Skip to content

CONCEPT Cited by 1 source

Cascading failure

Definition

A failure that grows over time via a positive feedback loop: one node's overload spreads load to remaining nodes, increasing their probability of failure, which shifts more load, repeating until the system collapses. First-principles definition from HDM Stuttgart (via sources/2022-07-11-highscalability-stuff-the-internet-says-on-scalability-for-july-11th-2022):

"A cascading failure is a failure that increases in size over time due to a positive feedback loop. The typical behavior is initially triggered by a single node or subsystem failing. This spreads the load across fewer nodes of the remaining system, which in turn increases the likelihood of further system failures resulting in a vicious circle or snowball effect."

Root cause pattern

The most common cause is server overload, or a direct consequence of it.
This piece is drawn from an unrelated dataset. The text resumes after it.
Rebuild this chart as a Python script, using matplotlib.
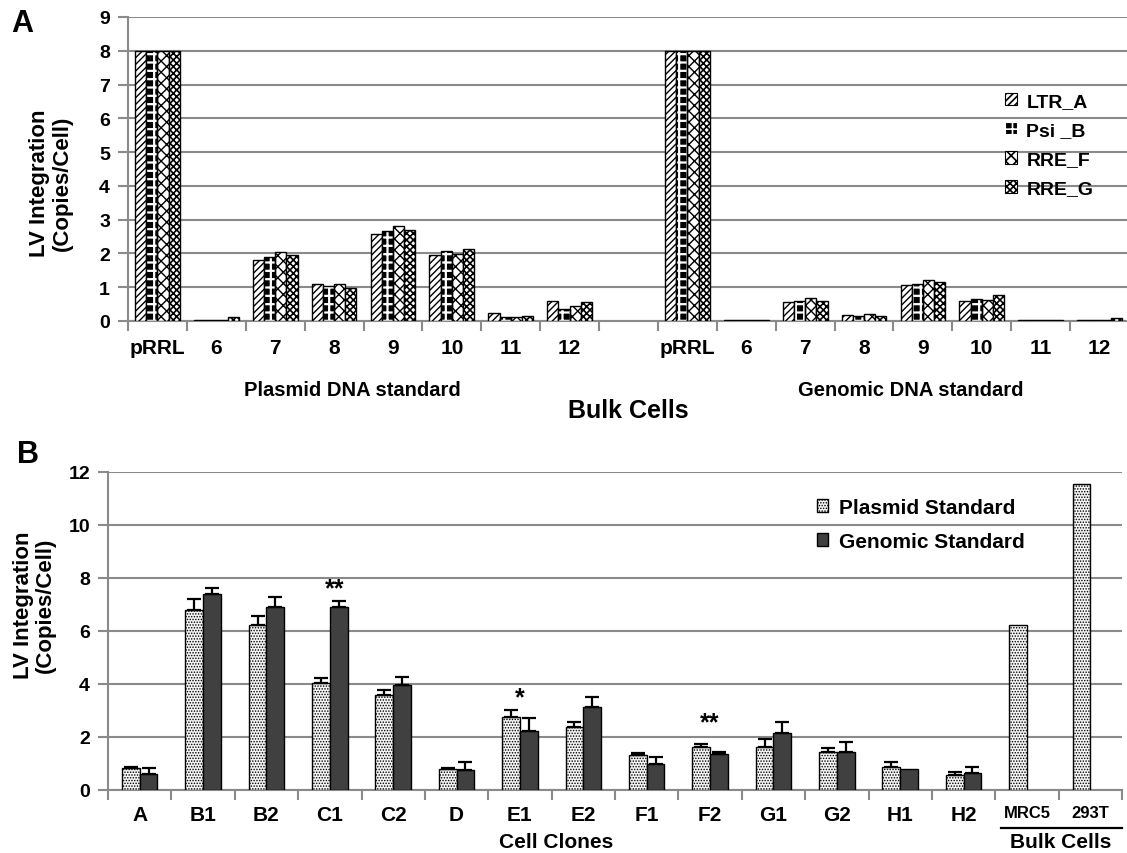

When load crosses a threshold:

  1. Per-server resources (CPU, memory, threads, connections) are exhausted.
  2. Latency (P99) rises; error rate climbs; health checks start to fail.
  3. Failed/marked-unhealthy servers drop out of the pool.
  4. Traffic is load-balanced to the remaining healthy servers, increasing per-server load.
  5. Go to step 1 on more servers.

Mitigation toolkit

From the HDM Stuttgart post (Source: sources/2022-07-11-highscalability-stuff-the-internet-says-on-scalability-for-july-11th-2022):

  • Add resources — first and most intuitive, but reactive.
  • Avoid health-check failures/deaths — don't let a transiently-slow server be marked dead and shed to already-hot peers.
  • Restart servers on thread-blocking / deadlock conditions so they can resume absorbing load.
  • Drop traffic significantly, then ramp back up — let servers breathe and gradually recover instead of returning full-blast traffic that re-overloads them.
  • Switch to degraded mode — drop specific classes of traffic (e.g. search but not checkout).
  • Eliminate batch / bad traffic — surgery at the input layer to reduce total system load.
  • Move from orchestration to choreography — pub/sub decoupling so a slow consumer doesn't back-pressure a fast producer.

Slack's 2022-02-22 outage: canonical modern example

Slack's postmortem (linked from the roundup):

"What caused us to go from a stable serving state to a state of overload? The answer turned out to lie in complex interactions between our application, the Vitess datastores, caching system, and our service discovery system."

Complex cross-subsystem positive-feedback loops are the dominant failure mode of modern microservice architectures.

Last updated · 517 distilled / 1,221 read